What does a freelance copywriter/writer need most in order to thrive and prosper?
The late, great copywriter Gary Halbert used to pose a similar question to business owners and marketers as an intellectual exercise: if plunked into the fast food business and gifted but one advantage, what would you want?
Most answered with secret sauce, fabulous burgers, a famous clown, a ton of capital. Some got close with: good location.
Halbert said the correct answer is: a starving crowd. Proven true, by the way, by the "roach coach" food trucks that come to factory parking lots in industrial parks and sell mediocre food at high prices with no trouble at all.
What the copywriter most needs is at least an eager crowd – a 'location' populated by lots of clients who need and repetitively, if not constantly, consume large quantities of copywriting and content writing … A-level, B-level, and C-level writing … and are eager to find and form relationships with writers of varying experience and capability and affordability who can meet their needs.
What you need to support yourself as a professional writer is a cadre of such clients who "consume" a lot of writing repeatedly, month in, month out. Clients you can "live with." Clients who provide you with certainty and security and a steady flow of assignments. You can escape the need for an endless number of new clients; you can live well with a small cadre of clients with endless needs.

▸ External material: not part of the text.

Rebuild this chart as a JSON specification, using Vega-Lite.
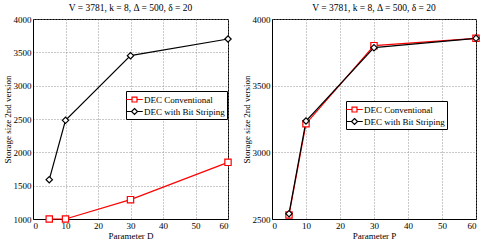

I began as most do – writing for anyone who would pay. It didn't take me long to begin figuring out a few key factors related to high income vs. low income, being in demand vs. being hungry and endlessly hunting for the next job, and having really good clients with good opportunities where I could shine vs. clients who weren't very smart, weren't very capable, had very limited opportunities, and did not provide projects where I could score wins.
It's my observation that most copywriters never figure these things out. Their talent may mature, their skills may grow and strengthen, yet their income does not rise or their difficulty of staying busy ease.
For considerably longer than a decade, I've earned a 7-figure yearly income from copywriting part-time, with 85% of clients repeatedly returning or in ongoing relationships. This has occurred principally because I dedicated myself to making those few key factors work for me.
At different times in different places, I've talked with AWAI members about all these factors.
Here, I'd like to emphasize just one: the 'place' you plant yourself. The type of client you make yourself available for. And let me say once more: if you get this right, you can escape the need for an endless number of new clients; you can live well with a small cadre of clients with endless needs.
It is midyear 2011, and I have banked about $300,000 in copywriting fees and royalties, and have again that much due for work in progress, all from fewer than 10 clients, 8 of whom are repeat or ongoing clients.
Over 50%, and most years over 70%, of my copywriting work comes from a single, fragmented, misunderstood, somewhat unseen industry that, in toto, has an almost insatiable appetite for copywriters and writers: the information marketing industry. Information marketers' businesses use up more writing than any other, yet, ironically, many owners of these businesses are not good writers themselves or can do it but don't want to. And the quantity they need precludes them from doing it all.
You may instantly think about newsletter publishers, but they are but a small part of this 'hidden industry' … thousands of complex, multi-product publishers, seminar companies, coaching organizations, and membership associations make up the info-marketing world.
Many are mom 'n pops, with low to mid to high 6-figure incomes, many of these operated by their owners from their homes.
Others are bigger million and multi-million dollar enterprises. Some focus on one aspect of information marketing: the person may be a speaker, business consultant, or coach, life coach, trainer, workshop leader.
Others are single product dominated – say, a business all about publishing newsletters. Many are multifaceted and incorporate many different things (all of which require an endless stream of ads, sales letters, websites, scripted webinars, etc. to sell them).
Most not only consume vast quantities of sales copy, but also content copy – for books, courses, newsletters, blogs, and more.
Many use A-, B-, and C-level copywriters and writers for different purposes. I certainly have information-marketer clients hiring me, say, once a year at my large fees and royalties to write all the marketing for their big annual conference or for their biggest product launch of the year, but also throughout the year, hiring several other less celebrated, less experienced, and less costly copywriters to work on catalogs, product promotions, newsletter inserts, web content.
Even Glazer-Kennedy Insider's Circle, the publisher of all but two of my own newsletters and most of my info products, has me doing some copywriting, a staff writer doing a lot, and several different outside freelancers also writing copy. As I said, the needs of such clients are insatiable and expandable; success with one thing breeds opportunity for the next.
This is a world very welcoming of copywriters as well as content writers willing to learn the ways of this world and able to meet its needs. I am happy to help writers enter.